§ Entries supplied
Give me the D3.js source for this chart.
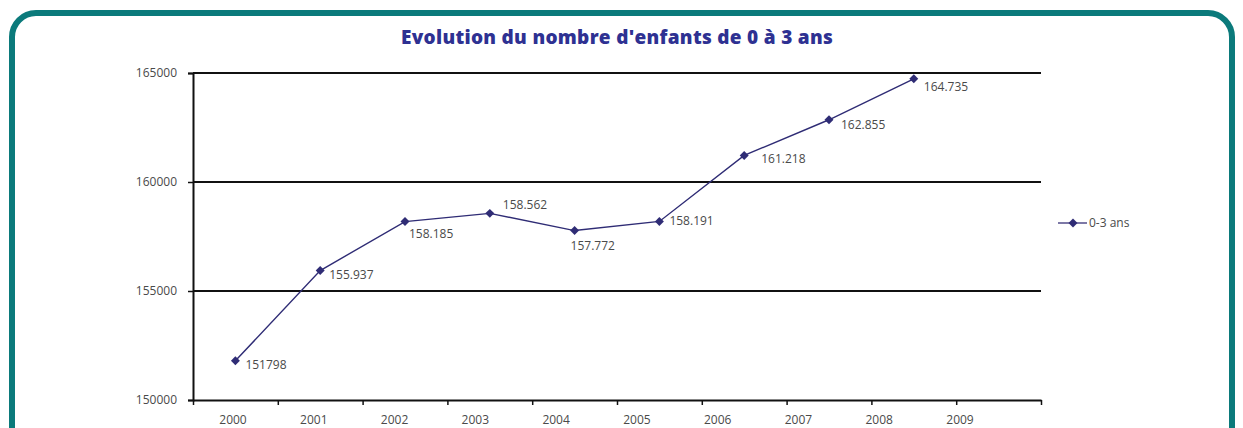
<!DOCTYPE html>
<html>
<head>
<meta charset="utf-8">
<script src="https://cdn.jsdelivr.net/npm/d3@7"></script>
<style>
  body { margin: 0; background: #fff; }
  svg { display: block; }
</style>
</head>
<body>
<div id="chartContainer"></div>
<script>
// Data
const years = ["2000", "2001", "2002", "2003", "2004", "2005", "2006", "2007", "2008", "2009"];
const values = [151798, 155937, 158185, 158562, 157772, 158191, 161218, 162855, 164735];
const valueLabels = ["151798", "155.937", "158.185", "158.562", "157.772", "158.191", "161.218", "162.855", "164.735"];
const yTicks = [150000, 155000, 160000, 165000];
const seriesName = "0-3 ans";
const title = "Evolution du nombre d'enfants de 0 à 3 ans";

// where each value label sits relative to its point (dx, dy)
const labelOffsets = [[10, 8], [9, 8], [4, 16], [13, -4], [-4, 19], [10, 4], [17, 8], [12, 9], [10, 12]];

const W = 1243, H = 428;
const lineColor = "#2f2c75";

const svg = d3.select("#chartContainer")
  .append("svg")
  .attr("width", W)
  .attr("height", H);

// teal rounded frame (bottom runs off the picture)
svg.append("rect")
  .attr("x", 12)
  .attr("y", 13)
  .attr("width", 1220)
  .attr("height", 460)
  .attr("rx", 24)
  .attr("fill", "none")
  .attr("stroke", "#0b7a7b")
  .attr("stroke-width", 6);

// title
svg.append("text")
  .attr("x", 617)
  .attr("y", 44)
  .attr("text-anchor", "middle")
  .attr("font-family", "'Open Sans', sans-serif")
  .attr("font-weight", 800)
  .attr("font-size", "19px")
  .attr("letter-spacing", "0.3px")
  .attr("fill", "#2e3192")
  .text(title);

// scales
const xBand = d3.scaleBand().domain(years).range([193, 1041]).padding(0);
const xTick = d3.scaleLinear().domain([0, years.length]).range([193, 1041]);
const xLabel = d3.scalePoint().domain(years).range([233, 960]);
const y = d3.scaleLinear().domain([150000, 165000]).range([400, 73]);

// horizontal gridlines
svg.append("g")
  .selectAll("line")
  .data(yTicks.slice(1))
  .enter()
  .append("line")
  .attr("x1", 193)
  .attr("x2", 1041)
  .attr("y1", d => y(d))
  .attr("y2", d => y(d))
  .attr("stroke", "#111")
  .attr("stroke-width", 2);

// y axis
const yAxis = svg.append("g")
  .attr("transform", "translate(193,0)")
  .call(d3.axisLeft(y).tickValues(yTicks).tickSize(5).tickPadding(11).tickFormat(d3.format("d")));
yAxis.select(".domain").attr("stroke", "#111").attr("stroke-width", 2);
yAxis.selectAll(".tick line").attr("stroke", "#111").attr("stroke-width", 1.5);
yAxis.selectAll("text")
  .attr("font-family", "'Open Sans', sans-serif")
  .attr("font-size", "12px")
  .attr("fill", "#4a4a4a");

// x axis (ticks on category boundaries)
const xAxis = svg.append("g")
  .attr("transform", "translate(0,400)")
  .call(d3.axisBottom(xTick).tickValues(d3.range(years.length + 1)).tickSize(5).tickSizeOuter(0).tickFormat(""));
xAxis.select(".domain").attr("stroke", "#111").attr("stroke-width", 2);
xAxis.selectAll(".tick line").attr("stroke", "#111").attr("stroke-width", 1.5);

// x labels
svg.append("g")
  .selectAll("text")
  .data(years)
  .enter()
  .append("text")
  .attr("x", d => xLabel(d))
  .attr("y", 424)
  .attr("text-anchor", "middle")
  .attr("font-family", "'Open Sans', sans-serif")
  .attr("font-size", "12px")
  .attr("fill", "#4a4a4a")
  .text(d => d);

// series line
const pts = values.map((v, i) => ({ year: years[i], value: v, label: valueLabels[i], off: labelOffsets[i] }));
const cx = d => xBand(d.year) + xBand.bandwidth() / 2;

svg.append("path")
  .datum(pts)
  .attr("fill", "none")
  .attr("stroke", lineColor)
  .attr("stroke-width", 1.4)
  .attr("d", d3.line().x(cx).y(d => y(d.value)));

// square marker turned 45 degrees = diamond
const diamond = d3.symbol().type(d3.symbolSquare).size(40);

svg.append("g")
  .selectAll("path")
  .data(pts)
  .enter()
  .append("path")
  .attr("transform", d => `translate(${cx(d)},${y(d.value)}) rotate(45)`)
  .attr("d", diamond)
  .attr("fill", lineColor);

// value labels
svg.append("g")
  .selectAll("text")
  .data(pts)
  .enter()
  .append("text")
  .attr("x", d => cx(d) + d.off[0])
  .attr("y", d => y(d.value) + d.off[1])
  .attr("font-family", "'Open Sans', sans-serif")
  .attr("font-size", "12px")
  .attr("fill", "#4a4a4a")
  .text(d => d.label);

// legend
const legend = svg.append("g").attr("transform", "translate(1058,223)");
legend.append("line")
  .attr("x1", 0).attr("x2", 29)
  .attr("stroke", "#5d5892")
  .attr("stroke-width", 1.6);
legend.append("path")
  .attr("transform", "translate(15,0) rotate(45)")
  .attr("d", diamond)
  .attr("fill", lineColor);
legend.append("text")
  .attr("x", 31)
  .attr("y", 4)
  .attr("font-family", "'Open Sans', sans-serif")
  .attr("font-size", "12px")
  .attr("fill", "#4a4a4a")
  .text(seriesName);
</script>
</body>
</html>
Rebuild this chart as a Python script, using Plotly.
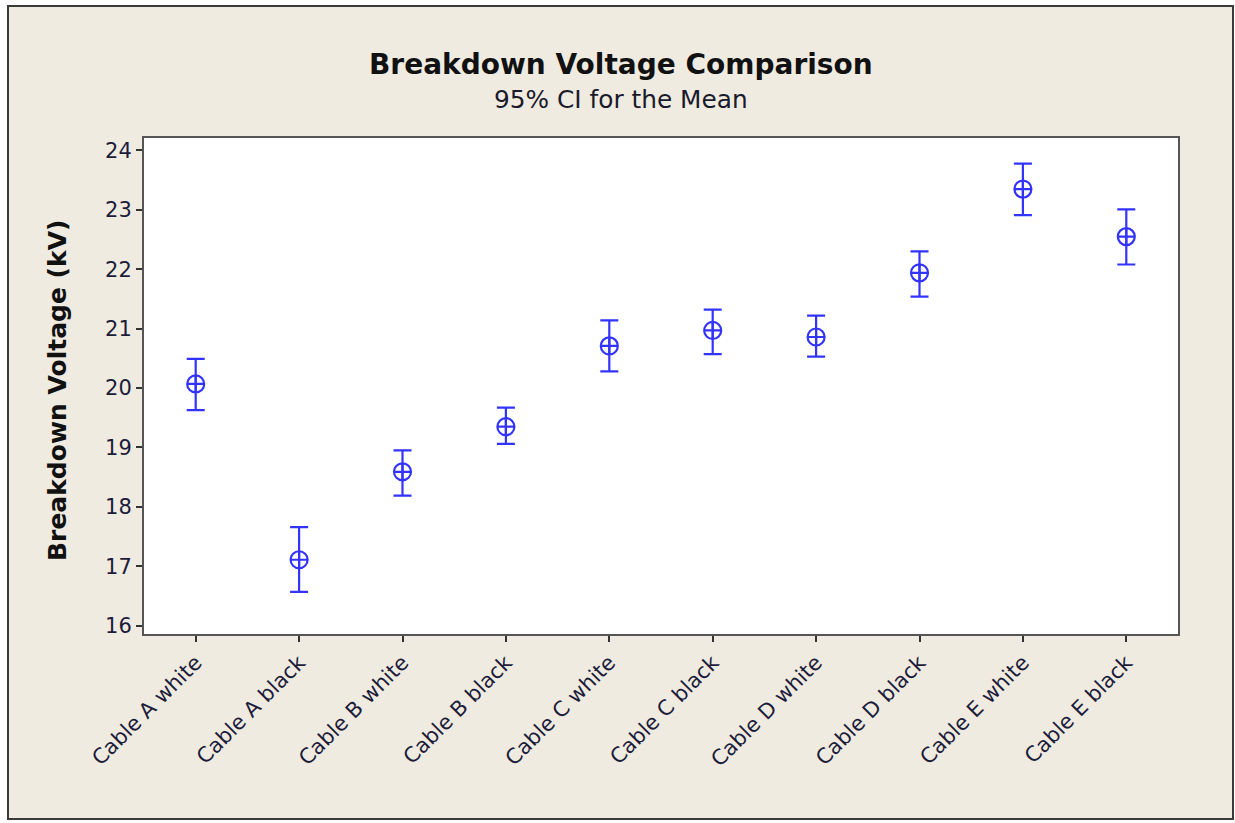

§ Directions
Make an exact copy of the records shown above, without the pictures.

§ Worked answer
Give me the D3.js source for this chart.
<!DOCTYPE html>
<html>
<head>
<meta charset="utf-8">
<script src="https://cdn.jsdelivr.net/npm/d3@7"></script>
<style>
  body { margin: 0; background: #fff; }
  svg { display: block; }
</style>
</head>
<body>
<div id="chartContainer"></div>
<script>
// Data
const years = ["2000", "2001", "2002", "2003", "2004", "2005", "2006", "2007", "2008", "2009"];
const values = [151798, 155937, 158185, 158562, 157772, 158191, 161218, 162855, 164735];
const valueLabels = ["151798", "155.937", "158.185", "158.562", "157.772", "158.191", "161.218", "162.855", "164.735"];
const yTicks = [150000, 155000, 160000, 165000];
const seriesName = "0-3 ans";
const title = "Evolution du nombre d'enfants de 0 à 3 ans";

// where each value label sits relative to its point (dx, dy)
const labelOffsets = [[10, 8], [9, 8], [4, 16], [13, -4], [-4, 19], [10, 4], [17, 8], [12, 9], [10, 12]];

const W = 1243, H = 428;
const lineColor = "#2f2c75";

const svg = d3.select("#chartContainer")
  .append("svg")
  .attr("width", W)
  .attr("height", H);

// teal rounded frame (bottom runs off the picture)
svg.append("rect")
  .attr("x", 12)
  .attr("y", 13)
  .attr("width", 1220)
  .attr("height", 460)
  .attr("rx", 24)
  .attr("fill", "none")
  .attr("stroke", "#0b7a7b")
  .attr("stroke-width", 6);

// title
svg.append("text")
  .attr("x", 617)
  .attr("y", 44)
  .attr("text-anchor", "middle")
  .attr("font-family", "'Open Sans', sans-serif")
  .attr("font-weight", 800)
  .attr("font-size", "19px")
  .attr("letter-spacing", "0.3px")
  .attr("fill", "#2e3192")
  .text(title);

// scales
const xBand = d3.scaleBand().domain(years).range([193, 1041]).padding(0);
const xTick = d3.scaleLinear().domain([0, years.length]).range([193, 1041]);
const xLabel = d3.scalePoint().domain(years).range([233, 960]);
const y = d3.scaleLinear().domain([150000, 165000]).range([400, 73]);

// horizontal gridlines
svg.append("g")
  .selectAll("line")
  .data(yTicks.slice(1))
  .enter()
  .append("line")
  .attr("x1", 193)
  .attr("x2", 1041)
  .attr("y1", d => y(d))
  .attr("y2", d => y(d))
  .attr("stroke", "#111")
  .attr("stroke-width", 2);

// y axis
const yAxis = svg.append("g")
  .attr("transform", "translate(193,0)")
  .call(d3.axisLeft(y).tickValues(yTicks).tickSize(5).tickPadding(11).tickFormat(d3.format("d")));
yAxis.select(".domain").attr("stroke", "#111").attr("stroke-width", 2);
yAxis.selectAll(".tick line").attr("stroke", "#111").attr("stroke-width", 1.5);
yAxis.selectAll("text")
  .attr("font-family", "'Open Sans', sans-serif")
  .attr("font-size", "12px")
  .attr("fill", "#4a4a4a");

// x axis (ticks on category boundaries)
const xAxis = svg.append("g")
  .attr("transform", "translate(0,400)")
  .call(d3.axisBottom(xTick).tickValues(d3.range(years.length + 1)).tickSize(5).tickSizeOuter(0).tickFormat(""));
xAxis.select(".domain").attr("stroke", "#111").attr("stroke-width", 2);
xAxis.selectAll(".tick line").attr("stroke", "#111").attr("stroke-width", 1.5);

// x labels
svg.append("g")
  .selectAll("text")
  .data(years)
  .enter()
  .append("text")
  .attr("x", d => xLabel(d))
  .attr("y", 424)
  .attr("text-anchor", "middle")
  .attr("font-family", "'Open Sans', sans-serif")
  .attr("font-size", "12px")
  .attr("fill", "#4a4a4a")
  .text(d => d);

// series line
const pts = values.map((v, i) => ({ year: years[i], value: v, label: valueLabels[i], off: labelOffsets[i] }));
const cx = d => xBand(d.year) + xBand.bandwidth() / 2;

svg.append("path")
  .datum(pts)
  .attr("fill", "none")
  .attr("stroke", lineColor)
  .attr("stroke-width", 1.4)
  .attr("d", d3.line().x(cx).y(d => y(d.value)));

// square marker turned 45 degrees = diamond
const diamond = d3.symbol().type(d3.symbolSquare).size(40);

svg.append("g")
  .selectAll("path")
  .data(pts)
  .enter()
  .append("path")
  .attr("transform", d => `translate(${cx(d)},${y(d.value)}) rotate(45)`)
  .attr("d", diamond)
  .attr("fill", lineColor);

// value labels
svg.append("g")
  .selectAll("text")
  .data(pts)
  .enter()
  .append("text")
  .attr("x", d => cx(d) + d.off[0])
  .attr("y", d => y(d.value) + d.off[1])
  .attr("font-family", "'Open Sans', sans-serif")
  .attr("font-size", "12px")
  .attr("fill", "#4a4a4a")
  .text(d => d.label);

// legend
const legend = svg.append("g").attr("transform", "translate(1058,223)");
legend.append("line")
  .attr("x1", 0).attr("x2", 29)
  .attr("stroke", "#5d5892")
  .attr("stroke-width", 1.6);
legend.append("path")
  .attr("transform", "translate(15,0) rotate(45)")
  .attr("d", diamond)
  .attr("fill", lineColor);
legend.append("text")
  .attr("x", 31)
  .attr("y", 4)
  .attr("font-family", "'Open Sans', sans-serif")
  .attr("font-size", "12px")
  .attr("fill", "#4a4a4a")
  .text(seriesName);
</script>
</body>
</html>
Rebuild this chart as a Python script, using Plotly.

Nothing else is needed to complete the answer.